Michael writes tech books the way they used to be written; full of opinions, humor, and a-ha moments that too often get overlooked in some modern books.

tiltedwindmillpress.com/?produ

(If only he made a book for the C programming language. 😁 )

@craigmaloney Dude. When I liked your post to make you say something you liked, I didn't mean "suck up to me." Sheesh!

@mwlucas You'll be happy to know that it wasn't sucking up: I genuinely like this. I think it's the most brilliant April Fool's Joke I've seen in a long while.

That it's also useful is the chef's kiss on an otherwise perfect meal.

Blue Snowball / Blue Yeti

I wonder sometimes if Blue Microphones are more marketing hype than actual substance but what I've seen with these two microphones is a quality and ease of use that i haven't seen duplicated in any other microphone. They sound good, they look great, and they obviate the need to have a mixer / pre-amp to hook up to the computer.

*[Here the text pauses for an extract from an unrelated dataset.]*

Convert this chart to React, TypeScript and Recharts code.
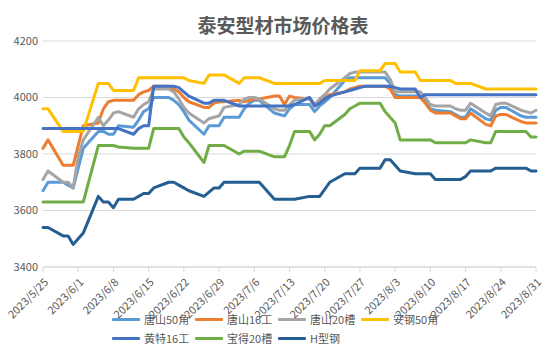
import React from 'react';
import { LineChart, Line, XAxis, YAxis, CartesianGrid } from 'recharts';

const dates = [
  '2023/5/25', '2023/5/26', '2023/5/29', '2023/5/30', '2023/5/31',
  '2023/6/1', '2023/6/2', '2023/6/5', '2023/6/6', '2023/6/7', '2023/6/8', '2023/6/9',
  '2023/6/12', '2023/6/13', '2023/6/14', '2023/6/15', '2023/6/16',
  '2023/6/19', '2023/6/20', '2023/6/21', '2023/6/22', '2023/6/23',
  '2023/6/26', '2023/6/27', '2023/6/28', '2023/6/29', '2023/6/30',
  '2023/7/3', '2023/7/4', '2023/7/5', '2023/7/6', '2023/7/7',
  '2023/7/10', '2023/7/11', '2023/7/12', '2023/7/13', '2023/7/14',
  '2023/7/17', '2023/7/18', '2023/7/19', '2023/7/20', '2023/7/21',
  '2023/7/24', '2023/7/25', '2023/7/26', '2023/7/27', '2023/7/28',
  '2023/7/31', '2023/8/1', '2023/8/2', '2023/8/3', '2023/8/4',
  '2023/8/7', '2023/8/8', '2023/8/9', '2023/8/10', '2023/8/11',
  '2023/8/14', '2023/8/15', '2023/8/16', '2023/8/17', '2023/8/18',
  '2023/8/21', '2023/8/22', '2023/8/23', '2023/8/24', '2023/8/25',
  '2023/8/28', '2023/8/29', '2023/8/30', '2023/8/31',
];

const tangshan50jiao = [
  3670, 3700, 3700, 3690, 3680,
  3750, 3820, 3880, 3880, 3870, 3870, 3900,
  3895, 3920, 3950, 3960, 4000,
  4000, 3990, 3975, 3950, 3920,
  3870, 3900, 3900, 3900, 3930,
  3930, 3960, 3980, 3990, 3990,
  3945, 3940, 3935, 3960, 3975,
  3975, 3950, 3970, 3985, 4000,
  4060, 4070, 4070, 4070, 4070,
  4070, 4070, 4050, 4010, 4005,
  4005, 4005, 3990, 3960, 3955,
  3950, 3940, 3930, 3930, 3960,
  3925, 3920, 3955, 3965, 3965,
  3935, 3930, 3930, 3930,
];

const tangshan16gong = [
  3820, 3850, 3760, 3760, 3760,
  3830, 3900, 3910, 3960, 3985, 3990, 3990,
  3990, 4010, 4020, 4025, 4040,
  4040, 4030, 4020, 4000, 3985,
  3965, 3965, 3980, 3985, 3985,
  3990, 3985, 3990, 3995, 3995,
  4005, 4005, 3975, 4005, 4000,
  3995, 3970, 3990, 4000, 4010,
  4020, 4030, 4035, 4040, 4040,
  4040, 4040, 4030, 4000, 4000,
  4000, 4000, 3980, 3955, 3945,
  3945, 3935, 3925, 3925, 3945,
  3905, 3900, 3935, 3940, 3940,
  3915, 3910, 3910, 3910,
];

const tangshan20cao = [
  3710, 3740, 3700, 3700, 3680,
  3790, 3850, 3930, 3900, 3920, 3945, 3950,
  3930, 3960, 3975, 3985, 4030,
  4030, 4020, 3995, 3965, 3945,
  3910, 3925, 3930, 3935, 3965,
  3975, 3995, 4000, 4000, 3995,
  3960, 3955, 3955, 3975, 3990,
  4000, 3975, 3995, 4010, 4030,
  4070, 4085, 4090, 4090, 4090,
  4090, 4090, 4065, 4020, 4020,
  4020, 4020, 4000, 3975, 3970,
  3970, 3960, 3955, 3955, 3980,
  3945, 3935, 3975, 3980, 3980,
  3955, 3950, 3945, 3955,
];

const anggang50jiao = [
  3960, 3960, 3880, 3880, 3880,
  3880, 3880, 4050, 4050, 4050, 4025, 4025,
  4025, 4070, 4070, 4070, 4070,
  4070, 4070, 4070, 4070, 4060,
  4050, 4080, 4080, 4080, 4080,
  4050, 4070, 4070, 4070, 4070,
  4050, 4050, 4050, 4050, 4050,
  4050, 4050, 4050, 4060, 4060,
  4060, 4060, 4060, 4095, 4095,
  4095, 4120, 4120, 4120, 4090,
  4090, 4060, 4060, 4060, 4060,
  4060, 4050, 4050, 4050, 4050,
  4030, 4030, 4030, 4030, 4030,
  4030, 4030, 4030, 4030,
];

const huangte16gong = [
  3890, 3890, 3890, 3890, 3890,
  3890, 3890, 3890, 3890, 3890, 3890, 3890,
  3870, 3890, 3900, 3900, 4040,
  4040, 4040, 4035, 4020, 4005,
  3980, 3980, 3990, 3990, 3990,
  3970, 3970, 3970, 3970, 3970,
  3970, 3970, 3970, 3970, 3975,
  4000, 3970, 3980, 3995, 4005,
  4020, 4025, 4030, 4035, 4040,
  4040, 4040, 4040, 4035, 4030,
  4030, 4000, 4010, 4010, 4010,
  4010, 4010, 4010, 4010, 4010,
  4010, 4010, 4010, 4010, 4010,
  4010, 4010, 4010, 4010,
];

const baode20cao = [
  3630, 3630, 3630, 3630, 3630,
  3630, 3630, 3830, 3830, 3830, 3830, 3825,
  3820, 3820, 3820, 3820, 3890,
  3890, 3890, 3890, 3860, 3840,
  3770, 3830, 3830, 3830, 3830,
  3800, 3810, 3810, 3810, 3810,
  3790, 3790, 3790, 3830, 3880,
  3880, 3850, 3870, 3900, 3900,
  3940, 3960, 3970, 3980, 3980,
  3980, 3950, 3930, 3910, 3850,
  3850, 3850, 3850, 3850, 3840,
  3840, 3840, 3840, 3840, 3850,
  3840, 3840, 3880, 3880, 3880,
  3880, 3880, 3860, 3860,
];

const hxinggang = [
  3540, 3540, 3510, 3510, 3480,
  3500, 3520, 3650, 3630, 3630, 3610, 3640,
  3640, 3650, 3660, 3660, 3680,
  3700, 3700, 3690, 3680, 3670,
  3650, 3665, 3680, 3680, 3700,
  3700, 3700, 3700, 3700, 3700,
  3640, 3640, 3640, 3640, 3640,
  3650, 3650, 3650, 3675, 3700,
  3730, 3730, 3730, 3750, 3750,
  3750, 3780, 3780, 3760, 3740,
  3730, 3730, 3730, 3730, 3710,
  3710, 3710, 3710, 3720, 3740,
  3740, 3740, 3750, 3750, 3750,
  3750, 3750, 3740, 3740,
];

const seriesNames = ['唐山50角', '唐山16工', '唐山20槽', '安钢50角', '黄特16工', '宝得20槽', 'H型钢'];
const seriesValues = [tangshan50jiao, tangshan16gong, tangshan20cao, anggang50jiao, huangte16gong, baode20cao, hxinggang];
const seriesColors = ['#5B9BD5', '#ED7D31', '#A5A5A5', '#FFC000', '#4472C4', '#70AD47', '#255E91'];

const xTickLabels = [
  '2023/5/25', '2023/6/1', '2023/6/8', '2023/6/15', '2023/6/22', '2023/6/29', '2023/7/6',
  '2023/7/13', '2023/7/20', '2023/7/27', '2023/8/3', '2023/8/10', '2023/8/17', '2023/8/24', '2023/8/31',
];
const yTicks = [3400, 3600, 3800, 4000, 4200];

const TITLE = '泰安型材市场价格表';
const FONT = '"Noto Sans CJK SC", "Microsoft YaHei", sans-serif';
const TEXT_COLOR = '#595959';

const dayIndex = (s: string) => {
  const [y, m, d] = s.split('/').map(Number);
  return Math.round((Date.UTC(y, m - 1, d) - Date.UTC(2023, 4, 25)) / 86400000);
};

const data = dates.map((date, i) => {
  const row: Record<string, number | string> = { t: dayIndex(date), date };
  seriesNames.forEach((name, k) => {
    row[name] = seriesValues[k][i];
  });
  return row;
});

const xTicks = xTickLabels.map(dayIndex);
const labelByDay: Record<number, string> = {};
xTickLabels.forEach((l) => {
  labelByDay[dayIndex(l)] = l;
});

const XTick = (props: any) => {
  const { x, y, payload } = props;
  const ax = x + 6;
  const ay = y + 9;
  return (
    <text
      x={ax}
      y={ay}
      transform={`rotate(-45, ${ax}, ${ay})`}
      textAnchor="end"
      fill={TEXT_COLOR}
      fontSize={11}
      fontFamily={FONT}
    >
      {labelByDay[payload.value]}
    </text>
  );
};

const LegendBox = () => {
  const colX = [112, 195, 278, 361];
  const rowY = [311, 330];
  return (
    <>
      {seriesNames.map((name, i) => {
        const col = i < 4 ? i : i - 4;
        const row = i < 4 ? 0 : 1;
        return (
          <div
            key={name}
            style={{
              position: 'absolute',
              left: colX[col],
              top: rowY[row],
              height: 16,
              display: 'flex',
              alignItems: 'center',
              fontFamily: FONT,
              fontSize: 11,
              color: TEXT_COLOR,
              whiteSpace: 'nowrap',
            }}
          >
            <span
              style={{
                display: 'inline-block',
                width: 28,
                height: 3,
                background: seriesColors[i],
                marginRight: 4,
                borderRadius: 1,
              }}
            />
            <span>{name}</span>
          </div>
        );
      })}
    </>
  );
};

export default function App() {
  return (
    <div
      style={{
        position: 'absolute',
        left: 0,
        top: 0,
        width: 555,
        height: 356,
        background: '#ffffff',
        overflow: 'hidden',
      }}
    >
      <LineChart
        width={555}
        height={356}
        data={data}
        margin={{ top: 41, right: 19, left: 0, bottom: 29 }}
      >
        <CartesianGrid vertical={false} stroke="#D9D9D9" strokeWidth={1} />
        <XAxis
          dataKey="t"
          type="number"
          domain={[0, 98]}
          ticks={xTicks}
          interval={0}
          height={60}
          tick={<XTick />}
          tickSize={5}
          axisLine={{ stroke: '#D9D9D9' }}
          tickLine={{ stroke: '#D9D9D9' }}
        />
        <YAxis
          type="number"
          domain={[3400, 4200]}
          ticks={yTicks}
          width={43}
          axisLine={false}
          tickLine={false}
          tickSize={3}
          tickMargin={2}
          tick={{ fill: TEXT_COLOR, fontSize: 11, fontFamily: FONT }}
        />
        {seriesNames.map((name, i) => (
          <Line
            key={name}
            type="linear"
            dataKey={name}
            stroke={seriesColors[i]}
            strokeWidth={3}
            dot={false}
            activeDot={false}
            strokeLinejoin="round"
            strokeLinecap="round"
            isAnimationActive={false}
          />
        ))}
      </LineChart>
      <div
        style={{
          position: 'absolute',
          left: 133,
          top: 11,
          width: 300,
          textAlign: 'center',
          fontFamily: FONT,
          fontSize: 19,
          fontWeight: 'bold',
          color: TEXT_COLOR,
          lineHeight: '28px',
        }}
      >
        {TITLE}
      </div>
      <LegendBox />
    </div>
  );
}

I'm really happy with these microphones.

Eclipse Phase

eclipsephase.com

"Eclipse Phase is a tabletop roleplaying game of post-apocalyptic transhuman conspiracy and horror.

Players take part in a cross-faction secret network dubbed Firewall that is dedicated to counteracting "existential risks" — threats to the existence of transhumanity, ..."

It's also released under a CC-BY-NC-ND license.

The publishers are super awesome as well. Definitely one of my favorites.

Trail of Cthulhu

site.pelgranepress.com/index.p

Trail of Cthulhu was my first exposure to the GUMSHOE system. The premise is simple: clues that move the story are always be available to the characters. It answers the question of "I roll for [important clue] and failed. Now what?" Instead, clues are available but they might have major cost, or your characters may need to do more digging. It also adds stability to the sanity mechanic so the feeling of decay in your character is palpable.